By Jonathan Bernstein
As Written for Arizona Attorney
A severely neglected aspect of crisis communications is crisis prevention. Prior to suffering their first major crisis, few organizations invest the time necessary to take a hard look at their own vulnerabilities except in the context of legally required risk management.
A vulnerability audit is a thorough self-inspection designed to identify potential crises before they occur and pave the way for creation of a crisis communications plan which will allow an organization to avoid, or at least minimize, the negative impact of such crises.
This is done by:
- Collecting data from people in key information flow positions. Senior executives are not always aware of all of the circumstances which can lead to the birth of a crisis. Hence, interviews are conducted with both white- and blue-collar personnel at various echelons of the company, typically a minimum of 20 interviews. Multi-location businesses usually require interviews with remote location personnel who have insights specific to their area.
- These interviews are conducted on an extremely confidential basis.

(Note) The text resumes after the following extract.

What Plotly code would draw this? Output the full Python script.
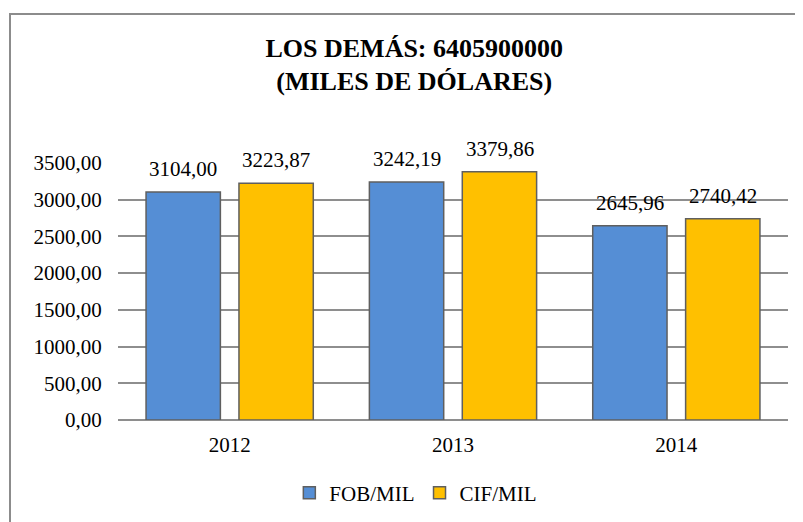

Ideally, interviewees are told that the firm’s senior management will not, under any circumstances, be told “who said what.” Information gleaned during the interview process includes (1) potentially harmful trends (facts or perceptions reported by multiple sources); (2) significant inconsistencies between answers from different subjects; (3) non-verbal cues that there may be something amiss in certain areas, which then prompts further questioning; and, (4) consensus opinion regarding the probability of certain types of crises.
- Looking for operational and communications weaknesses which could cause or contribute to a crisis.An employee who’s a “loose cannon” is a more obvious potential source of problems, even if he/she is well-intentioned, but there are less obvious issues revealed through the vulnerability audit process. For example, one past client relied on a single fax machine for incoming and outgoing faxes from its headquarters offices during a crisis, which tremendously delayed communication with a number of important audiences. The simple addition of fax machines, creation of broadcast fax/email lists and similar tactics can often greatly improve crisis response.
- Anticipating actual crisis scenarios. Every organization is vulnerable to certain types of crises inherent in the nature of its business, plus others inherent, perhaps, in the nature of its particular style of operating. Additionally, the vulnerability audit has been known to reveal “skeletons” of which senior management may not have been aware.
- Reporting results. The conclusions from the vulnerability audit are then analyzed and presented both as a in-person briefing and in writing as follows:
- Recommendations for systems revisions: If there are changes (such as the aforementioned addition of fax machines) which can optimize crisis prevention and response, they are recommended.
- Discussion of scenarios most likely to affect the client company: The audit will lead to a list of “most likely” scenarios with which the client company may deal in the future. At the in-person presentation of audit results, that list is finalized (which often results in deletion or addition of some scenarios) and then the management team brainstorms both general and audience-specific key messages for each scenario.
The information collected during the vulnerability audit process is used as the basis for writing a manual which will guide the entire organization in the communications aspects of responding to crisis situations, to include clear delineation of individual responsibilities and draft responses which reflect the company’s values while considering the public’s sensitivities and need to know.
The bottom line results include:
- Crises prevented before they happen
- Response time for crisis response dramatically enhanced
- Operational weaknesses corrected
- Cost of crises reduced
One would think that, given those benefits, this would be an automatic part of the business planning process. Perhaps one day it will be but, for now, less than five percent of businesses I’ve encountered have undergone the crisis vulnerability audit and crisis plan creation process. More common is the purchase and adaptation of an “off the shelf” crisis plan. How good are they? Well, would you run your business on an off-the-shelf business plan?